AFL-CIO Report: 13 Workers Killed on the Job Each Day in 2010
The report includes state-by-state profiles of workers’ safety and health and features state and national information on workplace fatalities, injuries, illnesses, the number and frequency of workplace inspections, and more.
In 2010, 4,690 workers were killed on the job—an average of 13 workers every day—and an estimated 50,000 died from occupational diseases, according to a new AFL-CIO report, “Death on the Job: The Toll of Neglect.” As a comparison point, in 2009, 4,551 people died on the job.

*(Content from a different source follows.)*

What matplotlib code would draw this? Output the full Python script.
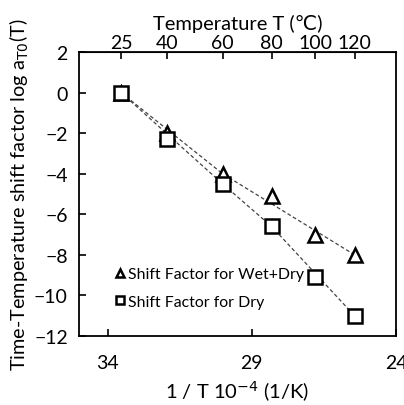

The risk of job fatalities and injuries varies widely from state to state, in part due to the mix of industries. West Virginia led the country with the highest fatality rate (13.1 per 100,000), followed by Wyoming (11.9), Alaska (11.8), South Dakota (8.6), and North Dakota (8.4). The lowest state fatality rate (0.9 per 100,000) was reported in New Hampshire, followed by Massachusetts (1.7), Rhode Island (1.8), and California, Delaware, and New Jersey (2.0). This compares with a national fatality rate of 3.6 per 100,000 workers in 2010.
Latino workers continue to be at increased risk of job fatalities, with a fatality rate of 3.9 per 100,000 workers in 2010. There were 707 fatal injuries among Latino workers, down from 713 in 2009. Sixty-two percent of these fatalities (441 deaths) were among workers born outside the United States.
The report notes that in 2010, more than 3.8 million workers across all industries, including state and local government, experienced work-related injuries and illnesses. The report includes state-by-state profiles of workers’ safety and health and features state and national information on workplace fatalities, injuries, illnesses, the number and frequency of workplace inspections, penalties, funding, staffing, and public employee coverage under the Occupational Safety and Health Act (OSH Act). The report also addresses delays in the standard-making process, ergonomic injuries, new and emerging hazards like pandemic flu and other infectious diseases.
“While we have made great strides in making our workplaces safer, too many women and men in this country and around the world continue to be hurt or killed on the job. Workers continue to be exposed to well-known hazards that are poorly regulated and inadequately controlled,” said AFL-CIO President Richard Trumka.
The cost of job injuries and illnesses is estimated at $250 billion to $300 billion a year.